God wordt in de kerk gekend en dat betekent dus dat God als degene die spreekt voor onze ogen staat en dat wij als degene ndie horen voor onze ogen staan. Kort gezegd, de kerk veronderstelt dat een mens in de kerk waarachtig tegenover God staat. Als dat niet zo zou zijn, als er geen kennis van God mogelijk is, als God helemaal onkenbaar en onbegrijpelijk is, zoals deze predikanten dan eigenlijk ook zeggen, dan is alles wat in de kerk wordt gezegd alleen maar een nostalgisch geluid, een subjectief leeg gezwets.
De kerk leeft dan ook niet in deze kennis, maar ze leeft alleen maar schijnbaar in de sfeer van menselijke vermoedens en nostalgische verlangens, in een zucht naar een zekerheid die we onszelf tevens verbieden, in een streven naar kennis dat we negeren omdat we tegelijkertijd beweren dat die kennis onmogelijk is. Het gaat eigenlijk niet om de vraag of wij iets weten van God. De kerk gaat er feitelijk van uit dat God door het woord van God gekend wordt en steeds opnieuw gekend kan worden. Dat is wat we als kerk feitelijk doen. Dat is waar de godsdienst van elke zondag eigenlijk om draait.
En het is daarom zo’n vreemde zaak dat juist in de prediking waarin dat spreken van God moet worden verduidelijkt en aan de gemeente moet worden voorgelegd, beweerd gaat worden dat deze kennis van God eigenlijk onmogelijk is. De vraag is niet of God wel gekend wordt in de kerk. De vraag is niet of God wel werkelijk gekend wordt, maar wat Gods woord zegt over deze vraag. Wat zegt Gods woord over de kenbaarheid van God?
En als we op die wijze vragen, hebben we inderdaad een veronderstelling aangenomen. De veronderstelling dat God vanuit zijn woord gekend kan worden. We nemen daardoor ook aan dat de enige zinvolle vraag is wat we dan van deze God weten op grond van onze kennis van het woord. Dit leidt tot een tweede probleem.

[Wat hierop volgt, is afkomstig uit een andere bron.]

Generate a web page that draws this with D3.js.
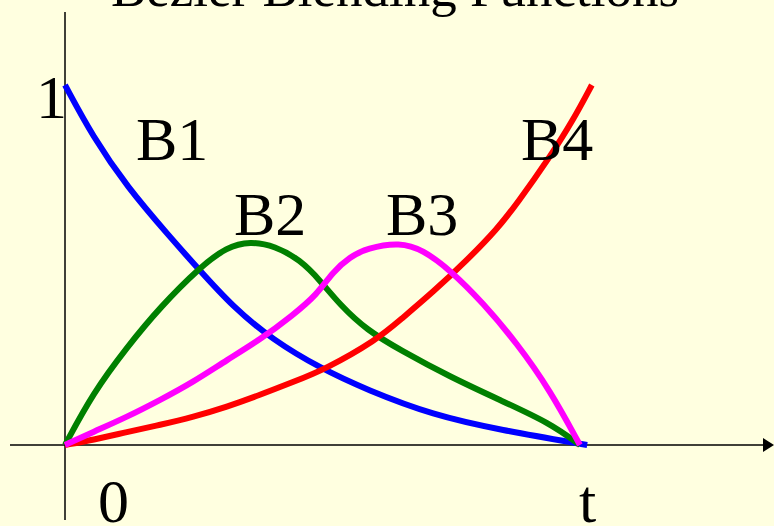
<!DOCTYPE html>
<html lang="en">
<head>
  <meta charset="UTF-8" />
  <title>Bezier Blending Functions</title>
  <script src="https://d3js.org/d3.v7.min.js"></script>
  <style>
    body {
      margin: 0;
      background: #ffffe0;
    }
    svg {
      display: block;
    }
    text {
      font-family: "Liberation Serif", "Times New Roman", serif;
      fill: #000;
    }
  </style>
</head>
<body>
  <svg id="chart" width="774" height="526"></svg>

  <script>
    // [t, value] pairs
    const b1 = [[0, 1], [0.054, 0.856], [0.12, 0.717], [0.203, 0.578], [0.255, 0.494],
      [0.325, 0.383], [0.402, 0.292], [0.493, 0.214], [0.584, 0.153], [0.712, 0.083],
      [0.841, 0.042], [1.01, 0]];
    const b2 = [[0, 0], [0.054, 0.144], [0.12, 0.272], [0.184, 0.383], [0.261, 0.494],
      [0.313, 0.55], [0.358, 0.566], [0.406, 0.553], [0.455, 0.514], [0.493, 0.458],
      [0.532, 0.389], [0.584, 0.319], [0.648, 0.264], [0.745, 0.189], [0.841, 0.125],
      [0.938, 0.061], [0.996, 0]];
    const b3 = [[0, 0], [0.054, 0.036], [0.12, 0.078], [0.184, 0.125], [0.248, 0.175],
      [0.313, 0.236], [0.377, 0.292], [0.441, 0.361], [0.487, 0.417], [0.518, 0.481],
      [0.551, 0.522], [0.584, 0.547], [0.648, 0.563], [0.692, 0.542], [0.745, 0.486],
      [0.809, 0.394], [0.874, 0.283], [0.938, 0.153], [0.996, 0]];
    const b4 = [[0, 0], [0.054, 0.014], [0.12, 0.036], [0.184, 0.056], [0.248, 0.078],
      [0.313, 0.106], [0.377, 0.139], [0.441, 0.175], [0.503, 0.21], [0.603, 0.292],
      [0.648, 0.347], [0.712, 0.425], [0.778, 0.514], [0.836, 0.6], [0.874, 0.67],
      [0.938, 0.8], [0.983, 0.903], [1.019, 1]];

    const seriesNames = ["B1", "B2", "B3", "B4"];
    const seriesColors = ["#0000ff", "#008000", "#ff00ff", "#ff0000"];
    const title = "Bezier Blending Functions";

    const svg = d3.select("#chart");

    const x = d3.scaleLinear().domain([0, 1]).range([65, 582]);
    const y = d3.scaleLinear().domain([0, 1]).range([445, 85]);

    // axes: plain lines, arrow on t
    svg.append("line")
      .attr("x1", x(0)).attr("x2", x(0))
      .attr("y1", 12).attr("y2", 520)
      .attr("stroke", "#000").attr("stroke-width", 1.5);

    svg.append("line")
      .attr("x1", 10).attr("x2", 764)
      .attr("y1", y(0)).attr("y2", y(0))
      .attr("stroke", "#000").attr("stroke-width", 1.5);

    svg.append("path")
      .attr("d", `M763,${y(0) - 7} L774,${y(0)} L763,${y(0) + 7} Z`)
      .attr("fill", "#000");

    const line = d3.line()
      .x(d => x(d[0]))
      .y(d => y(d[1]))
      .curve(d3.curveBasis);

    // drawing order: blue, green, red, magenta
    const drawn = [
      { data: b1, color: seriesColors[0] },
      { data: b2, color: seriesColors[1] },
      { data: b4, color: seriesColors[3] },
      { data: b3, color: seriesColors[2] }
    ];

    svg.append("g")
      .selectAll("path")
      .data(drawn)
      .join("path")
      .attr("d", d => line(d.data))
      .attr("fill", "none")
      .attr("stroke", d => d.color)
      .attr("stroke-width", 6);

    // series labels
    const labelPos = [[136, 160], [234, 235], [386, 235], [521, 160]];
    svg.append("g")
      .selectAll("text")
      .data(seriesNames)
      .join("text")
      .attr("x", (d, i) => labelPos[i][0])
      .attr("y", (d, i) => labelPos[i][1])
      .attr("font-size", 62)
      .text(d => d);

    svg.append("text").attr("x", 36).attr("y", 118).attr("font-size", 62).text("1");
    svg.append("text").attr("x", 98).attr("y", 522).attr("font-size", 62).text("0");
    svg.append("text").attr("x", 579).attr("y", 522).attr("font-size", 62).text("t");

    svg.append("text")
      .attr("x", 395).attr("y", 6)
      .attr("text-anchor", "middle")
      .attr("font-size", 53)
      .text(title);
  </script>
</body>
</html>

Dezelfde predikanten zullen beweren dat de kennis die we krijgen op grond van Gods woord, dat wil zeggen van Gods in de schriften neergelegde openbaring, niet voldoende kan zijn. Zo horen we predikanten zeggen dat de Bijbelse teksten alleen maar getuigenis afleggen van het geloof van vroegere generaties. Het woord van God is dan niet een bron van onze kennis. Om kennis van deze God te krijgen, moeten we misschien kijken naar onze ervaring.

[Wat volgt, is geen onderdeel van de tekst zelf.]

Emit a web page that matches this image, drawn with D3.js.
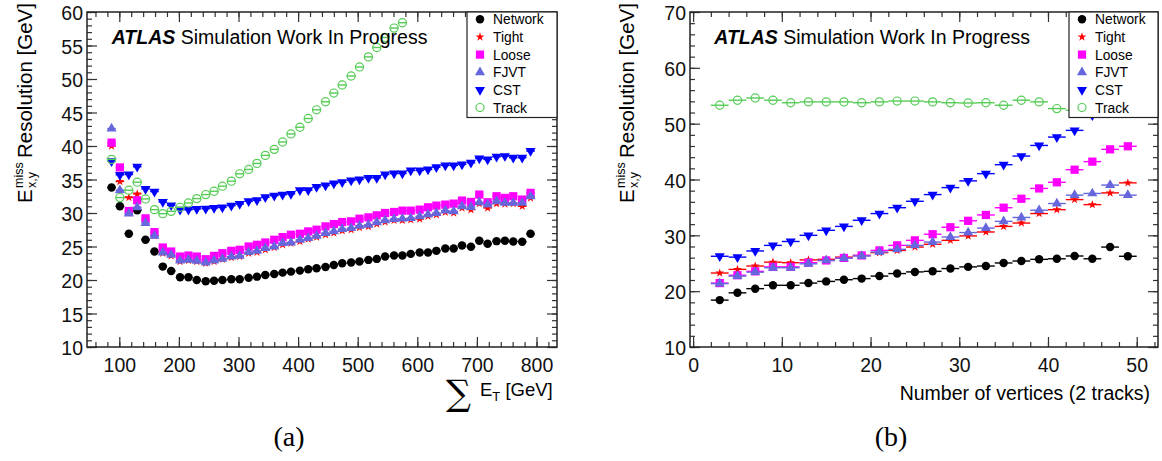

Het antwoord is dat onze ervaring het bestaan van God en het karakter van God niet doet begrijpen. In die ervaring draait het uiteindelijk om onszelf. Of dat het meer een uitdrukking is van ons diepste verlangen, maar een verlangen beslist nu eenmaal niet over het bestaan van haar object. De vraag of God kan worden gekend moet in de kerk tenminste worden beantwoord met de vaststelling dat God daadwerkelijk gekend wordt omdat het spreken en handelen van de kerk die kennis veronderstelt.
Wat weten we dan van God? Alleen datgene wat hij van zichzelf geopenbaard heeft. God is een sprekende God en de vraag is dus alleen wat heeft deze God dan daadwerkelijk gezegd. Alle nederigheid en voorzichtigheid moet zich dan voegen bij de vaststelling dat God wel degelijk gesproken heeft. Onze voorzichtigheid en nederigheid kan zich niet zo ver uitstrekken dat we dit axioma van de kerk uit het oog zouden verliezen of nog erger zouden gaan tegenspreken.

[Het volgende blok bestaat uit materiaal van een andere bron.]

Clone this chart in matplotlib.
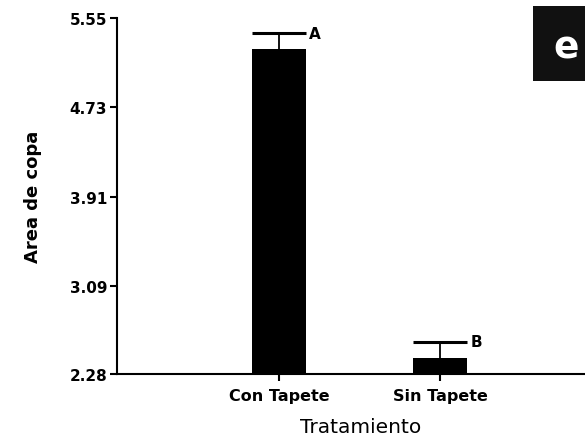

We kunnen twijfels hebben over de juiste uitleg van de schrift. We kunnen onduidelijkheden hebben over het karakter van God zoals zich dat in Gods woord laat zien. Maar we kunnen het axioma niet aantasten, het axioma van Gods kenbaarheid door zijn woord, tenzij we ook het bestaan van de kerk in twijfel trekken.
Mooi geformuleerd en van harte mee eens!